Daniel Fenton - 12/09/2018

Daniel Fenton, Lowes Financial Management

Following Investec’s new product launch on 3rd September 2018, Dan examines what brings about the difference in coupon between the Investec/Lowes 8:8 Plan 5 and the Investec FTSE 100 Kick-Out Deposit Plan 80.

Every plan offers an abundance of different features, and every aspect impacts the coupon positively or negatively, mostly through varying the level of risk – these two plans are no different: the Investec Lowes 8:8 Plan Issue 5 offers a coupon of 8% for each year that the plan is in force whereas the FTSE 100 Kick-Out Deposit Plan 80 offers investors an interest payment of 6% per annum. But why the 2% variation?

To begin, the 8:8 Plan puts capital at risk from market movements in that, if a positive maturity is not triggered and the FTSE 100 falls by more than 40% over the eight years term investors capital will be reduced by the same percentage. The FTSE 100 Kick-Out Deposit Plan 80 is however, as the name suggests, a deposit which means investors original capital is as good as guaranteed to be returned at maturity no matter what happens to the FTSE 100 Index throughout the term. Deposits are still vulnerable if the bank defaults, however they are covered by the Financial Services Compensation Scheme (FSCS) up to £85,000 per investor, per institution. This level of protection comes at a cost to the coupon.
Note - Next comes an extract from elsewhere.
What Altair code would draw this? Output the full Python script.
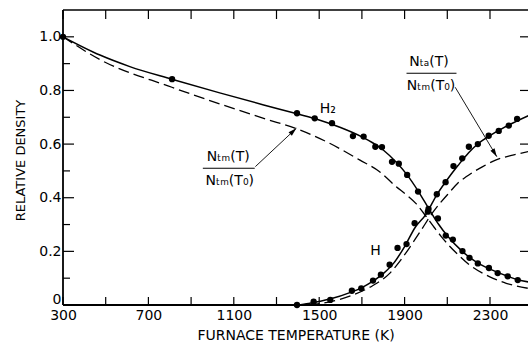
import math
import altair as alt
import pandas as pd

# ---------------- data ----------------
# H2 measured points (furnace temperature K, relative density)
h2_T = [300, 811, 1396, 1479, 1560, 1658, 1708, 1763, 1794, 1841, 1873, 1912,
        1963, 2012, 2056, 2093, 2126, 2171, 2204, 2243, 2295, 2336, 2383, 2430]
h2_y = [1.0, 0.842, 0.715, 0.696, 0.678, 0.630, 0.628, 0.590, 0.589, 0.534, 0.527, 0.485,
        0.423, 0.358, 0.323, 0.259, 0.244, 0.201, 0.176, 0.155, 0.138, 0.119, 0.107, 0.093]

# H measured points
h_T = [1396, 1474, 1552, 1653, 1697, 1752, 1789, 1830, 1867, 1909, 1947, 2009,
       2051, 2092, 2129, 2170, 2201, 2243, 2294, 2341, 2388, 2427]
h_y = [0.0, 0.012, 0.019, 0.053, 0.062, 0.091, 0.113, 0.150, 0.213, 0.227, 0.305, 0.348,
       0.413, 0.458, 0.518, 0.547, 0.590, 0.600, 0.631, 0.649, 0.669, 0.694]

# solid fitted curves
h2_fit_T = [300, 473, 613, 810, 1034, 1240, 1396, 1500, 1600, 1700, 1750, 1800, 1860,
            1910, 1965, 2015, 2060, 2100, 2170, 2240, 2300, 2380, 2430, 2480]
h2_fit_y = [1.0, 0.932, 0.889, 0.842, 0.791, 0.746, 0.713, 0.690, 0.662, 0.627, 0.605, 0.578, 0.533,
            0.487, 0.423, 0.357, 0.300, 0.258, 0.200, 0.158, 0.134, 0.108, 0.094, 0.086]

h_fit_T = [1396, 1450, 1550, 1650, 1700, 1750, 1800, 1850, 1900, 1950, 2000, 2050,
           2100, 2150, 2200, 2250, 2300, 2350, 2400, 2480]
h_fit_y = [0.0, 0.006, 0.022, 0.048, 0.065, 0.088, 0.117, 0.157, 0.218, 0.290, 0.338, 0.410,
           0.468, 0.520, 0.568, 0.605, 0.632, 0.655, 0.676, 0.706]

# dashed curves
ntm_T = [300, 473, 810, 1240, 1409, 1549, 1689, 1783, 1861, 1910, 1955, 2001, 2040, 2072,
         2110, 2150, 2200, 2297, 2376, 2480]
ntm_y = [1.0, 0.915, 0.812, 0.696, 0.653, 0.603, 0.541, 0.497, 0.441, 0.410, 0.377, 0.330, 0.288, 0.255,
         0.220, 0.188, 0.152, 0.106, 0.081, 0.062]

nta_T = [1450, 1550, 1650, 1750, 1830, 1884, 1970, 2032, 2110, 2150, 2188, 2266,
         2329, 2407, 2480]
nta_y = [0.0, 0.012, 0.035, 0.072, 0.118, 0.170, 0.270, 0.345, 0.420, 0.455, 0.478, 0.516,
         0.541, 0.559, 0.572]

# axis ticks
x_label_vals = [300, 700, 1100, 1500, 1900, 2300]
x_tick_vals = [300, 500, 700, 900, 1100, 1300, 1500, 1700, 1900, 2100, 2300]
y_label_vals = [0, 0.2, 0.4, 0.6, 0.8, 1.0]
y_minor_vals = [0.1, 0.3, 0.5, 0.7, 0.9]

# annotations
labels = ["H\u2082", "H",
          "N\u209c\u2098(T)", "N\u209c\u2098(T\u2080)",
          "N\u209c\u2090(T)", "N\u209c\u2098(T\u2080)"]
label_T = [1540, 1764, 1074, 1081, 2014, 2024]
label_y = [0.731, 0.200, 0.552, 0.462, 0.906, 0.816]

bar_T1 = [955, 1909]
bar_T2 = [1198, 2143]
bar_y = [0.510, 0.864]

arrow_T1 = [1201, 2137]
arrow_y1 = [0.516, 0.812]
arrow_T2 = [1393, 2332]
arrow_y2 = [0.659, 0.553]

# ---------------- chart ----------------
W, H = 465, 295
XDOM = [300, 2478]
YDOM = [0, 1.1]
FONT = "DejaVu Sans"
xs = alt.Scale(domain=XDOM, nice=False, zero=False)
ys = alt.Scale(domain=YDOM, nice=False, zero=False)

AX = alt.Axis(values=x_label_vals, format="d", ticks=False, domain=False, grid=False,
              labelFont=FONT, labelFontSize=14, labelColor="black",
              labelPadding=3, labelFlush=False,
              title="FURNACE TEMPERATURE (K)", titleFont=FONT, titleFontSize=14,
              titleFontWeight="normal", titleColor="black",
              titleY=30, titleBaseline="middle")
AY = alt.Axis(values=y_label_vals, ticks=False, domain=False, grid=False,
              labelExpr="datum.value == 0 ? '0' : format(datum.value, '.1f')",
              labelFont=FONT, labelFontSize=14, labelColor="black",
              labelPadding=2, labelFlush=False,
              labelOffset={"condition": {"test": "datum.value == 0", "value": -6}, "value": 0},
              title="RELATIVE DENSITY", titleFont=FONT, titleFontSize=13,
              titleFontWeight="normal", titleColor="black",
              titleX=-43, titleY=150, titleAngle=-90,
              titleAlign="center", titleBaseline="middle")


def xenc(f="T"):
    return alt.X(f, type="quantitative", scale=xs, axis=AX)


def yenc(f="y"):
    return alt.Y(f, type="quantitative", scale=ys, axis=AY)


pts_h2 = pd.DataFrame({"T": h2_T, "y": h2_y})
pts_h = pd.DataFrame({"T": h_T, "y": h_y})

pts_h2_layer = alt.Chart(pts_h2).mark_circle(size=40, color="black", opacity=1).encode(
    x=xenc(), y=yenc())
pts_h_layer = alt.Chart(pts_h).mark_circle(size=40, color="black", opacity=1).encode(
    x=xenc(), y=yenc())

h2_fit = alt.Chart(pd.DataFrame({"T": h2_fit_T, "y": h2_fit_y})).mark_line(
    color="black", strokeWidth=1.5, interpolate="monotone", clip=True).encode(x=xenc(), y=yenc())
h_fit = alt.Chart(pd.DataFrame({"T": h_fit_T, "y": h_fit_y})).mark_line(
    color="black", strokeWidth=1.5, interpolate="monotone", clip=True).encode(x=xenc(), y=yenc())
ntm_line = alt.Chart(pd.DataFrame({"T": ntm_T, "y": ntm_y})).mark_line(
    color="black", strokeWidth=1.3, strokeDash=[11, 5], interpolate="monotone", clip=True
).encode(x=xenc(), y=yenc())
nta_line = alt.Chart(pd.DataFrame({"T": nta_T, "y": nta_y})).mark_line(
    color="black", strokeWidth=1.3, strokeDash=[11, 5], interpolate="monotone", clip=True
).encode(x=xenc(), y=yenc())

# frame (left, top, bottom)
one = pd.DataFrame({"a": [0]})
frame_left = alt.Chart(one).mark_rule(color="black", strokeWidth=1.8).encode(
    x=alt.value(0), y=alt.value(0), y2=alt.value(H))
frame_bottom = alt.Chart(one).mark_rule(color="black", strokeWidth=1.8).encode(
    x=alt.value(0), x2=alt.value(W), y=alt.value(H))
frame_top = alt.Chart(one).mark_rule(color="black", strokeWidth=1.3).encode(
    x=alt.value(0), x2=alt.value(W), y=alt.value(0))

# inward ticks
xt = pd.DataFrame({"T": x_tick_vals})
ticks_bottom = alt.Chart(xt).mark_rule(color="black", strokeWidth=1.2).encode(
    x=xenc(), y=alt.value(H), y2=alt.value(H - 8))
ticks_top = alt.Chart(xt).mark_rule(color="black", strokeWidth=1.2).encode(
    x=xenc(), y=alt.value(0), y2=alt.value(9))
ytmaj = pd.DataFrame({"y": y_label_vals[1:]})
ytmin = pd.DataFrame({"y": y_minor_vals})
ticks_left_major = alt.Chart(ytmaj).mark_rule(color="black", strokeWidth=1.2).encode(
    y=yenc(), x=alt.value(0), x2=alt.value(11))
ticks_left_minor = alt.Chart(ytmin).mark_rule(color="black", strokeWidth=1.2).encode(
    y=yenc(), x=alt.value(0), x2=alt.value(7))
ticks_right = alt.Chart(ytmaj).mark_rule(color="black", strokeWidth=1.2).encode(
    y=yenc(), x=alt.value(W), x2=alt.value(W - 8))

# annotations
lab_df = pd.DataFrame({"T": label_T, "y": label_y, "text": labels})
text_layer = alt.Chart(lab_df).mark_text(
    font=FONT, fontSize=14, color="black", align="center", baseline="middle").encode(
    x=xenc(), y=yenc(), text="text:N")

bars = alt.Chart(pd.DataFrame({"T": bar_T1, "T2": bar_T2, "y": bar_y})).mark_rule(
    color="black", strokeWidth=1.1).encode(x=xenc(), x2="T2", y=yenc())

arr_df = pd.DataFrame({"T": arrow_T1, "y": arrow_y1, "T2": arrow_T2, "y2": arrow_y2})
arrow_lines = alt.Chart(arr_df).mark_rule(color="black", strokeWidth=0.9).encode(
    x=xenc(), y=yenc(), x2="T2", y2="y2")

kx = W / (XDOM[1] - XDOM[0])
ky = H / (YDOM[1] - YDOM[0])
angles = []
for t1, y1, t2, y2 in zip(arrow_T1, arrow_y1, arrow_T2, arrow_y2):
    dx = (t2 - t1) * kx
    dy = -(y2 - y1) * ky
    angles.append(math.degrees(math.atan2(dx, -dy)) % 360)
head_df = pd.DataFrame({"T": arrow_T2, "y": arrow_y2, "ang": angles})
heads = alt.Chart(head_df).mark_point(
    shape="M0,0 L-0.6,2.1 L0.6,2.1 Z", filled=True, color="black", opacity=1, size=64,
    strokeWidth=0).encode(x=xenc(), y=yenc(), angle=alt.Angle("ang:Q", scale=None))

chart = alt.layer(
    frame_left, frame_bottom, frame_top,
    ticks_bottom, ticks_top, ticks_left_major, ticks_left_minor, ticks_right,
    h2_fit, h_fit, ntm_line, nta_line,
    pts_h2_layer, pts_h_layer,
    text_layer, bars, arrow_lines, heads,
).properties(
    width=W, height=H,
    padding={"left": 63, "top": 10, "right": 0, "bottom": 42},
    autosize=alt.AutoSizeParams(type="none"),
    background="white",
).configure_view(stroke=None)

chart.save("out.html", embed_options={"renderer": "svg", "actions": False})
The 8:8 Plan has a potential maximum eight-year term which means that their money could be tied up for longer than the six-year deposit plan. The Deposit Plan has a maximum six-year term, meaning that investor’s money is potentially inaccessible for less time than the 8:8, however there are fewer opportunities to mature throughout the term. The auto-call feature of the 8:8 plan means that, from the second anniversary of the plan onwards, every six months there is an observation date which will lead to the plan maturing if the FTSE 100 is at or above 92% of its initial level. Therefore, there are more opportunities for the plan to mature (thirteen in total), compared to the FTSE 100 Kick-Out Deposit Plan 80 which offers yearly observations with the first on the third anniversary. So the first possible early maturity with the deposit is after three years, compared with two years for the 8:8 plan and whilst the latter has a total of 13 possible maturity points the deposit only has four.
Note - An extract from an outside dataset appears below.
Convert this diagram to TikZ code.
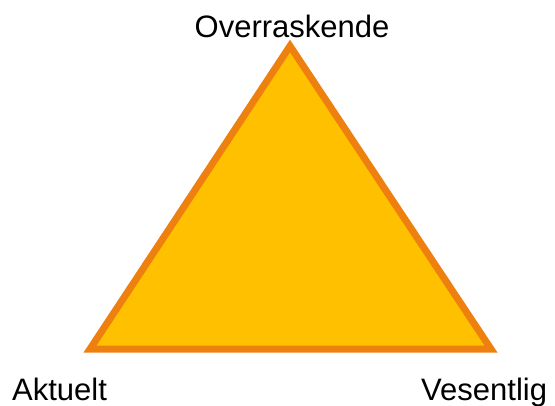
\documentclass[tikz,border=0pt]{standalone}
\usepackage{fontspec}
\setmainfont{Liberation Sans}
\definecolor{trifill}{RGB}{255,192,0}
\definecolor{triline}{RGB}{238,128,16}
\begin{document}
\begin{tikzpicture}[x=1pt,y=-1pt,
  lbl/.style={inner sep=0pt,font=\fontsize{31}{31}\selectfont,text=black},
  tri/.style={fill=trifill,draw=triline,line width=7pt,line join=miter}]
\useasboundingbox (0,0) rectangle (555,405);
\coordinate (top) at (290,46);
\coordinate (bl) at (90,349);
\coordinate (br) at (491,349);
\draw[tri] (top) -- (bl) -- (br) -- cycle;
\node[lbl,anchor=base] (o) at (292,37) {Overraskende};
\node[lbl,anchor=base west] (a) at (12,400) {Aktuelt};
\node[lbl,anchor=base west] (v) at (421,400) {Vesentlig};
\end{tikzpicture}
\end{document}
The 8:8 Plan incorporates a defensive feature in that, for a maturity to occur the FTSE 100 must be at or above 92% of its initial index level on any of the observation dates. This works in tangent with the eight-year term as it both gives extra protection in case of a fall in the market, as well as providing longer time for the market to recover. The Deposit Plan however runs at-the-money, meaning that for the plan to mature the FTSE 100 index must be at or above the initial start level at any of the observation dates.

Finally, it is important to remember that both plans’ returns are also taxed differently; the 8:8 plan’s positive gains fall under Capital Gains Tax whereas, interest on deposits are taxed as income (which may be less advantageous for many investors).

We have judged these plans to be of sufficient quality to receive our ‘Preferred’ status, as we believe that, whilst different, each are amongst the best of its particular niche currently available in the UK retail space. They each have advantages and disadvantages, but every investment solution should fulfill a client need, and here at Lowes Financial Management we think these plans, amongst select others, could fulfill a need in our clients’ tailored investment portfolios.